Elizabeth Perry speaks on the meaning of the Chinese Communist Revolution
Posted: September 8, 2009
Based on Professor Elizabeth Perry's current book-in-progress, her talk probed the meaning of the Chinese Communist revolution -- as it was once experienced and as it has been interpreted and reinterpreted over the ensuing years. Focusing on the remarkable efforts of Mao Zedong and his comrades to educate and mobilize the coal miners of Anyuan in the 1920s, Perry traced the ways in which this original "Anyuan revolutionary tradition" was obscured and distorted over the years to serve a variety of personal, political and pecuniary agendas. Colorfully illustrated with dozens of historical and contemporary visual images, the talk used the example of Anyuan to try to recover the possibility of alternative revolutionary paths, driven less by class struggle and cults of personality than by the quest for human dignity through grassroots organization.

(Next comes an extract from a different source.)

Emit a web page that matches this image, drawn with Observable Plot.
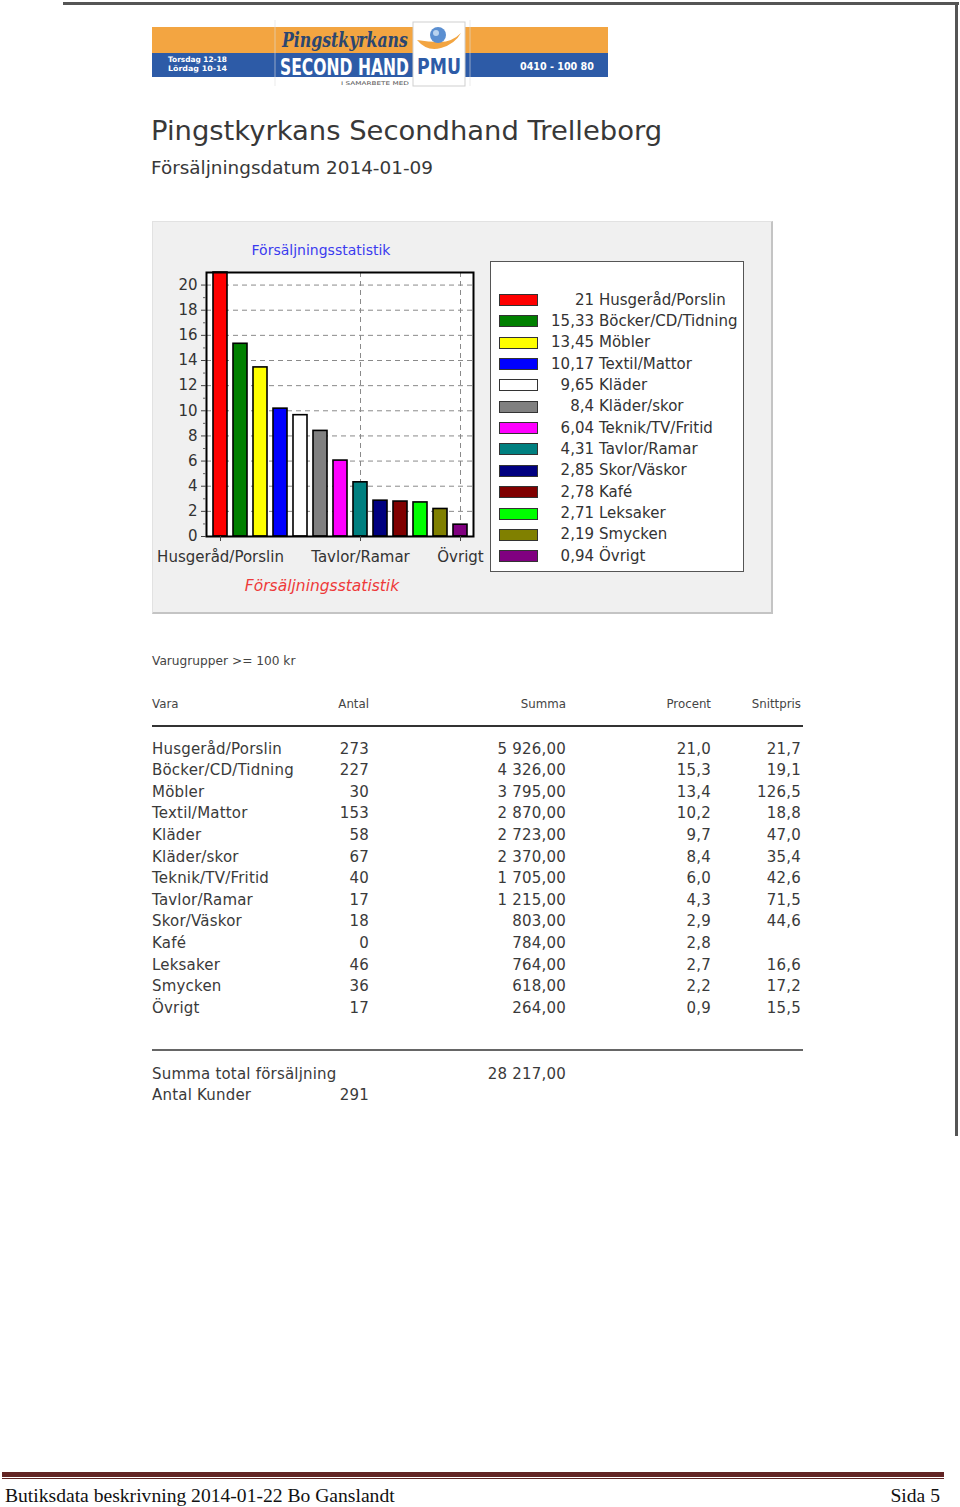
<!DOCTYPE html>
<html><head><meta charset="utf-8">
<script src="https://cdn.jsdelivr.net/npm/d3@7"></script>
<script src="https://cdn.jsdelivr.net/npm/@observablehq/plot@0.6"></script>
<style>
html,body{margin:0;padding:0}
body{width:960px;height:1507px;position:relative;background:#fff;font-family:"DejaVu Sans",sans-serif;overflow:hidden;color:#333}
.a{position:absolute;white-space:nowrap}
</style></head><body>
<script>
// ---- data ----
const categories = ["Husgeråd/Porslin","Böcker/CD/Tidning","Möbler","Textil/Mattor","Kläder","Kläder/skor","Teknik/TV/Fritid","Tavlor/Ramar","Skor/Väskor","Kafé","Leksaker","Smycken","Övrigt"];
const shares = [21,15.33,13.45,10.17,9.65,8.4,6.04,4.31,2.85,2.78,2.71,2.19,0.94];
const barColors = ["#ff0000","#008000","#ffff00","#0000ff","#ffffff","#808080","#ff00ff","#008080","#000080","#800000","#00ff00","#808000","#800080"];
const xTickLabels = ["Husgeråd/Porslin","Tavlor/Ramar","Övrigt"];
const yTicks = [0,2,4,6,8,10,12,14,16,18,20];
const antal = ["273","227","30","153","58","67","40","17","18","0","46","36","17"];
const summa = ["5 926,00","4 326,00","3 795,00","2 870,00","2 723,00","2 370,00","1 705,00","1 215,00","803,00","784,00","764,00","618,00","264,00"];
const procent = ["21,0","15,3","13,4","10,2","9,7","8,4","6,0","4,3","2,9","2,8","2,7","2,2","0,9"];
const snittpris = ["21,7","19,1","126,5","18,8","47,0","35,4","42,6","71,5","44,6","","16,6","17,2","15,5"];
const tableHeaders = ["Vara","Antal","Summa","Procent","Snittpris"];
const totalSumma = "28 217,00";
const antalKunder = "291";

// ---- helpers ----
const body = document.body;
function el(tag, css, html){const e=document.createElement(tag);e.className="a";Object.assign(e.style,css);if(html!=null)e.innerHTML=html;body.appendChild(e);return e;}
function txt(s, x, cy, o={}){
  const fs=o.size||15, lh=Math.round(fs*1.4);
  const css={top:(cy-lh/2)+"px",height:lh+"px",lineHeight:lh+"px",fontSize:fs+"px",color:o.color||"#333",fontFamily:o.font||"\"DejaVu Sans\",sans-serif"};
  if(o.weight)css.fontWeight=o.weight; if(o.style)css.fontStyle=o.style; if(o.ls)css.letterSpacing=o.ls;
  if(o.anchor==="end"){css.right=(960-x)+"px";css.textAlign="right";}
  else if(o.anchor==="middle"){css.left=(x-300)+"px";css.width="600px";css.textAlign="center";}
  else css.left=x+"px";
  const e=el("div",css); e.textContent=s; return e;
}
function fmt(v){return String(v).replace(".",",");}

// ---- page border ----
el("div",{left:"63px",top:"2px",width:"896px",height:"3px",background:"#555"});
el("div",{left:"955px",top:"2px",width:"3px",height:"1134px",background:"#555"});

// ---- logo banner ----
const ns="http://www.w3.org/2000/svg";
const logo=document.createElementNS(ns,"svg");
logo.setAttribute("width","960");logo.setAttribute("height","100");
logo.style.position="absolute";logo.style.left="0";logo.style.top="0";
logo.innerHTML=`
<rect x="152" y="27" width="456" height="26" fill="#f3a541"/>
<rect x="152" y="53" width="456" height="24" fill="#2d5ba7"/>
<line x1="275" y1="20" x2="275" y2="86" stroke="#ddd" stroke-width="0.6"/>
<line x1="470" y1="20" x2="470" y2="86" stroke="#ddd" stroke-width="0.6"/>
<rect x="413" y="22" width="52" height="64" fill="#fff" stroke="#cfcfcf" stroke-width="1"/>
<path d="M417 40 Q427 52 441 48 Q455 44 461 33 Q452 42 440 42 Q428 42 417 40Z" fill="#f3a541"/>
<circle cx="438" cy="35" r="8" fill="#5b8fd1"/>
<circle cx="436" cy="33" r="3" fill="#b9d3f0"/>`;
body.appendChild(logo);
function logoText(s,x,y,w,attrs){
  const t=document.createElementNS(ns,"text");
  t.textContent=s;
  for(const k in attrs)t.setAttribute(k,attrs[k]);
  t.setAttribute("x",0);t.setAttribute("y",0);
  logo.appendChild(t);
  const len=t.getComputedTextLength()||w;
  t.setAttribute("transform",`translate(${x},${y}) scale(${w/len},1)`);
}
logoText("Torsdag 12-18",168,62,59,{"font-family":"DejaVu Sans","font-weight":"bold","font-size":"7.5",fill:"#fff"});
logoText("Lördag   10-14",168,71,59,{"font-family":"DejaVu Sans","font-weight":"bold","font-size":"7.5",fill:"#fff","xml:space":"preserve"});
logoText("Pingstkyrkans",282,47,126,{"font-family":"DejaVu Serif","font-style":"italic","font-weight":"bold","font-size":"20",fill:"#2b4670"});
logoText("SECOND HAND",280,75,129,{"font-family":"DejaVu Sans Condensed, DejaVu Sans","font-weight":"bold","font-size":"23",fill:"#fff"});
logoText("PMU",417,74,44,{"font-family":"DejaVu Sans","font-weight":"bold","font-size":"21",fill:"#2d5ba7"});
logoText("0410 - 100 80",520,70,74,{"font-family":"DejaVu Sans","font-weight":"bold","font-size":"10",fill:"#fff"});
logoText("I SAMARBETE MED",341,85,68,{"font-family":"DejaVu Sans","font-size":"5",fill:"#555"});

// ---- titles ----
txt("Pingstkyrkans Secondhand Trelleborg",151,131,{size:27.4,color:"#383838"});
txt("Försäljningsdatum 2014-01-09",151,168,{size:18.4,color:"#383838"});

// ---- chart panel ----
el("div",{left:"152px",top:"221px",width:"618px",height:"390px",background:"#f0f0f0",borderTop:"1px solid #e2e2e2",borderLeft:"1px solid #e2e2e2",borderRight:"2px solid #c4c4c4",borderBottom:"2px solid #c4c4c4"});
txt("Försäljningsstatistik",321,250,{size:14,color:"#3b3bef",anchor:"middle"});
txt("Försäljningsstatistik",322,586,{size:15.5,color:"#ee3a3a",style:"italic",anchor:"middle"});

const data = categories.map((c,i)=>({cat:c, v:shares[i], col:barColors[i]}));
const chart = Plot.plot({
  width:340, height:350,
  marginLeft:54, marginRight:19, marginTop:51, marginBottom:35,
  style:{background:"transparent", fontFamily:"DejaVu Sans, sans-serif", fontSize:"15px", color:"#333", overflow:"visible"},
  x:{domain:categories, paddingInner:0.3, paddingOuter:0.2, axis:null},
  y:{domain:[0,21], axis:null},
  color:{type:"identity"},
  marks:[
    Plot.frame({fill:"#fff"}),
    Plot.gridY({ticks:yTicks.filter(d=>d>0), stroke:"#8a8a8a", strokeOpacity:1, strokeDasharray:"5,4"}),
    Plot.gridX({ticks:xTickLabels, stroke:"#8a8a8a", strokeOpacity:1, strokeDasharray:"5,4"}),
    Plot.barY(data,{x:"cat", y:"v", fill:"col", stroke:"#000", strokeWidth:1.6}),
    Plot.frame({stroke:"#000", strokeWidth:2}),
    Plot.axisY({ticks:yTicks, tickSize:5, tickPadding:4, stroke:"#444", label:null}),
    Plot.axisY({ticks:d3.range(1,21,2), tickSize:3, text:null, stroke:"#666", label:null}),
    Plot.axisX({ticks:xTickLabels, tickSize:5, tickPadding:10, stroke:"#444", label:null})
  ]
});
chart.style.position="absolute"; chart.style.left="152px"; chart.style.top="221px";
body.appendChild(chart);

// ---- legend ----
el("div",{left:"490px",top:"261px",width:"252px",height:"309px",background:"#fff",border:"1.5px solid #555"});
categories.forEach((c,i)=>{
  const cy=300+i*21.35;
  el("div",{left:"499px",top:(cy-6)+"px",width:"37px",height:"10px",background:barColors[i],border:"1.5px solid #333"});
  txt(fmt(shares[i]),594,cy,{size:15,anchor:"end",color:"#333"});
  txt(c,599,cy,{size:15,color:"#333"});
});

// ---- table ----
txt("Varugrupper >= 100 kr",152,661,{size:12.2,color:"#444"});
const colRight=[null,369,566,711,801];
tableHeaders.forEach((h,j)=>{
  if(j===0) txt(h,152,704,{size:11.8,color:"#444"});
  else txt(h,colRight[j],704,{size:11.8,color:"#444",anchor:"end"});
});
el("div",{left:"152px",top:"725px",width:"651px",height:"2px",background:"#333"});
const rowOpt={size:15,color:"#3a3a3a",ls:"0.2px"};
categories.forEach((c,i)=>{
  const cy=749+i*21.6;
  txt(c,152,cy,rowOpt);
  txt(antal[i],369,cy,{...rowOpt,anchor:"end"});
  txt(summa[i],566,cy,{...rowOpt,anchor:"end"});
  txt(procent[i],711,cy,{...rowOpt,anchor:"end"});
  if(snittpris[i]) txt(snittpris[i],801,cy,{...rowOpt,anchor:"end"});
});
el("div",{left:"152px",top:"1049px",width:"651px",height:"2px",background:"#666"});
txt("Summa total försäljning",152,1074,rowOpt);
txt(totalSumma,566,1074,{...rowOpt,anchor:"end"});
txt("Antal Kunder",152,1095,rowOpt);
txt(antalKunder,369,1095,{...rowOpt,anchor:"end"});

// ---- footer ----
el("div",{left:"2px",top:"1472px",width:"942px",height:"5px",background:"#622423"});
el("div",{left:"2px",top:"1478px",width:"942px",height:"1px",background:"#622423"});
txt("Butiksdata beskrivning 2014-01-22 Bo Ganslandt",5,1495,{size:19.6,color:"#111",font:"\"Liberation Serif\",serif"});
txt("Sida 5",940,1495,{size:19.6,color:"#111",font:"\"Liberation Serif\",serif",anchor:"end"});
</script>
</body></html>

Elizabeth J. Perry is Henry Rosovsky Professor of Government at Harvard University and Director of the Harvard-Yenching Institute. Born in Shanghai and raised in Tokyo, she holds a PhD in political science from the University of Michigan and taught at the Universities of Arizona, Washington (Seattle) and California (Berkeley) before moving to Harvard in 1997. She served recently as President of the Association for Asian Studies. Professor Perry’s research focuses on grassroots politics and popular protest in modern and contemporary China. A fellow of the American Academy of Arts and Sciences and the recipient of a Guggenheim fellowship, she is the author or editor of more than 15 books. Two of her books, Rebels and Revolutionaries in North China, 1845-1945 (Stanford University Press, 1980); and Shanghai on Strike: the Politics of Chinese Labor (Stanford University Press, 1993) have been published in Chinese translation. The latter book won the John King Fairbank prize for the best book on East Asian history from the American Historical Association. Professor Perry is currently engaged in a study of the history and politics of the labor movement at the Anyuan coal mine (安源煤矿).